::: DATASET
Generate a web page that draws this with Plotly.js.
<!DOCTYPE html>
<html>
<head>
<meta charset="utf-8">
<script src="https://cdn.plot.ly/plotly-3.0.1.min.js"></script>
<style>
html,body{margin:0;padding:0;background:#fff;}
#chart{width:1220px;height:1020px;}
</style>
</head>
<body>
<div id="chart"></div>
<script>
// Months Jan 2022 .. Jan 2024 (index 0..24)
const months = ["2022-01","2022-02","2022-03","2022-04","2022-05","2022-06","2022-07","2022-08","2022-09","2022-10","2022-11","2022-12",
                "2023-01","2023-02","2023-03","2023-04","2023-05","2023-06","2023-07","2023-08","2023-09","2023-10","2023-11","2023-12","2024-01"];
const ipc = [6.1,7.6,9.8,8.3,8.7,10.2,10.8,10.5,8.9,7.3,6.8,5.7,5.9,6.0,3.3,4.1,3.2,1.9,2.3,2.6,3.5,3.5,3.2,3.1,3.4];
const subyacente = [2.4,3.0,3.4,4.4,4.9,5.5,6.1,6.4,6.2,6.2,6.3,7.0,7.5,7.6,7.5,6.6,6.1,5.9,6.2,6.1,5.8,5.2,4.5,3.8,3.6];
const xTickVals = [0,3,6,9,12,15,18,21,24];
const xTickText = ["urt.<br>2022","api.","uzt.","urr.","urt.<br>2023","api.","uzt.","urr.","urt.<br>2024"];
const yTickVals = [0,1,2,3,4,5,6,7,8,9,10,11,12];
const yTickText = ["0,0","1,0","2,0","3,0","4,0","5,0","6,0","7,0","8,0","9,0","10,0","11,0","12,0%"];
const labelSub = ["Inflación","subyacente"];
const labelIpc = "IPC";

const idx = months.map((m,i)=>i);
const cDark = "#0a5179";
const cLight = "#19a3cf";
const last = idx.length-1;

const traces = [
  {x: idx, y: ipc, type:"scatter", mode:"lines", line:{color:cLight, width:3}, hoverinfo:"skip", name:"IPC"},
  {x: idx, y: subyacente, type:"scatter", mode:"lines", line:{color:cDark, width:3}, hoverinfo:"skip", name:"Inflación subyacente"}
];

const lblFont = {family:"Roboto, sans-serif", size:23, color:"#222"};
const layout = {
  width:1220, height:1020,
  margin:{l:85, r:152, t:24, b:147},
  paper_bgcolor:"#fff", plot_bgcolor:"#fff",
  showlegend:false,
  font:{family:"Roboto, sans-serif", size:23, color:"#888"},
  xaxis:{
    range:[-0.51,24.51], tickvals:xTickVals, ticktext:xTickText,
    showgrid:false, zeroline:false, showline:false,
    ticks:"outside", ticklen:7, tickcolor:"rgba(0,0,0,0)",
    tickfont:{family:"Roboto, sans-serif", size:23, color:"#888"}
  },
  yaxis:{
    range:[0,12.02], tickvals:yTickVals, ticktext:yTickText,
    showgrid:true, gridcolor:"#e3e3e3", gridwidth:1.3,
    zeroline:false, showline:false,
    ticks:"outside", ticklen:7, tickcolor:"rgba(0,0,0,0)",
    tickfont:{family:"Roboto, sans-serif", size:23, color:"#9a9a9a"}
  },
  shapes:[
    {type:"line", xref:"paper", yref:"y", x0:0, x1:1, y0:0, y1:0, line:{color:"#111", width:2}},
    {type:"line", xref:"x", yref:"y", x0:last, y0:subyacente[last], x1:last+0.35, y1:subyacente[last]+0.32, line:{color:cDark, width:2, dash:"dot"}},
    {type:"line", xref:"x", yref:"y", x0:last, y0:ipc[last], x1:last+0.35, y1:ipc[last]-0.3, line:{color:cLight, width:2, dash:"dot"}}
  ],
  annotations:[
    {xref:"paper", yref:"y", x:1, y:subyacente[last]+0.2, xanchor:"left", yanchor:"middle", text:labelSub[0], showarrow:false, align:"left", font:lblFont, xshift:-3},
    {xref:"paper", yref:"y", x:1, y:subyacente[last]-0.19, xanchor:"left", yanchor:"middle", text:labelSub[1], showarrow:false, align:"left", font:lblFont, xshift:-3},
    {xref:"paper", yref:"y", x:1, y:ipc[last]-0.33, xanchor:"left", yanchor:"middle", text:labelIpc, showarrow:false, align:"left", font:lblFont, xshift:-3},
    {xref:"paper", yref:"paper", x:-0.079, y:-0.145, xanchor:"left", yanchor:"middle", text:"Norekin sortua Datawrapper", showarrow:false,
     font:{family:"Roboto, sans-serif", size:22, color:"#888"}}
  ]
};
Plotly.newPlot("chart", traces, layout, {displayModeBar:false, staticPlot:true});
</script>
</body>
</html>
::::::
::: DATASET
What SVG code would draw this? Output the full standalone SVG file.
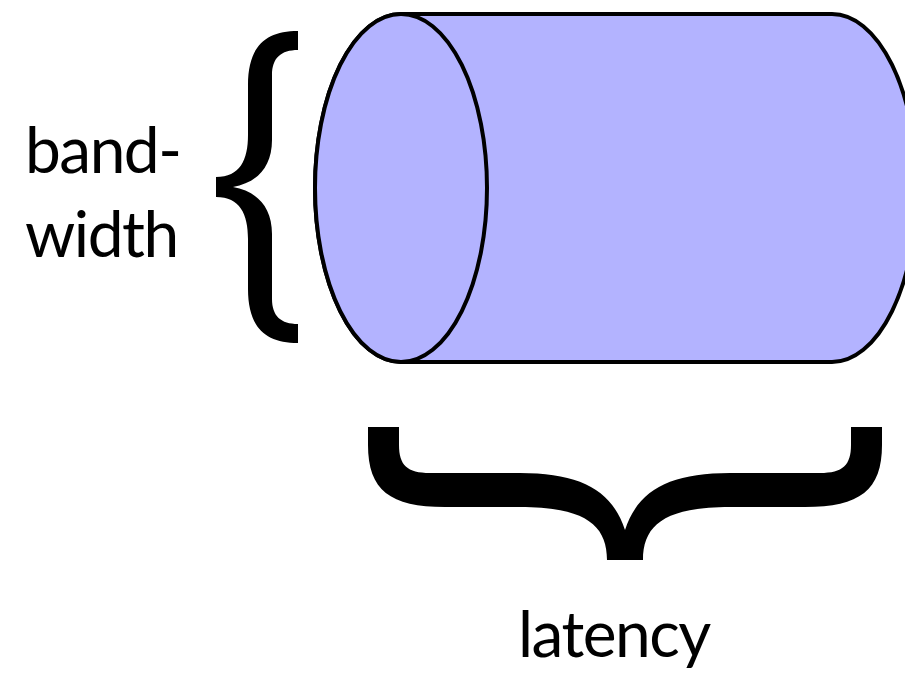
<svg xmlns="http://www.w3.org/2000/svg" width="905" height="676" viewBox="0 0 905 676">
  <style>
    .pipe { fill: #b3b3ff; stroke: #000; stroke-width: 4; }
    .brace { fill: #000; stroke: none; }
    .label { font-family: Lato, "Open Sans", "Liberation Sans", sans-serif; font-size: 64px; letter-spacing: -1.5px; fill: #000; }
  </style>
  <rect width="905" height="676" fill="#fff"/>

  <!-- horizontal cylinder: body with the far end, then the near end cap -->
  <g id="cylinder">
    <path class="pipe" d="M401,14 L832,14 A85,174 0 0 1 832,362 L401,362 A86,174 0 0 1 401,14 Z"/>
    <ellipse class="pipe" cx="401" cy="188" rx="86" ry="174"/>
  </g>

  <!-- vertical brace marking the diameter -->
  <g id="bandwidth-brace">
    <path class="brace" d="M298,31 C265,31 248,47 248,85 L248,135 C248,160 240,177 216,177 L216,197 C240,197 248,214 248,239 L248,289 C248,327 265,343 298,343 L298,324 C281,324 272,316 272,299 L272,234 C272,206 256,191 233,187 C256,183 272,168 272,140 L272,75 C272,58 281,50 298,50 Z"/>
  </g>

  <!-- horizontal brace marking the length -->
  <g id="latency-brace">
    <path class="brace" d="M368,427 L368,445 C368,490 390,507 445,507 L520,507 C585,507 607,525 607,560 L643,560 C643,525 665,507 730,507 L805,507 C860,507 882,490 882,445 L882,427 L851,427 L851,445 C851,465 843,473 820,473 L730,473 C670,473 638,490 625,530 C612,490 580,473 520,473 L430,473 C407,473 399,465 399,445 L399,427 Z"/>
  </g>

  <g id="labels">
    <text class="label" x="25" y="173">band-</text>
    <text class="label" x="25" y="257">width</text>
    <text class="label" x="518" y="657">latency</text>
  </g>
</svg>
::::::
▸ **DESCRIPTION OF THE TASK**: Take every line from the records above that has the word "with" and copy it.

▸ **RESPONSE FOR THIS EXERCISE**:
Generate a web page that draws this with Plotly.js.
  <!-- horizontal cylinder: body with the far end, then the near end cap -->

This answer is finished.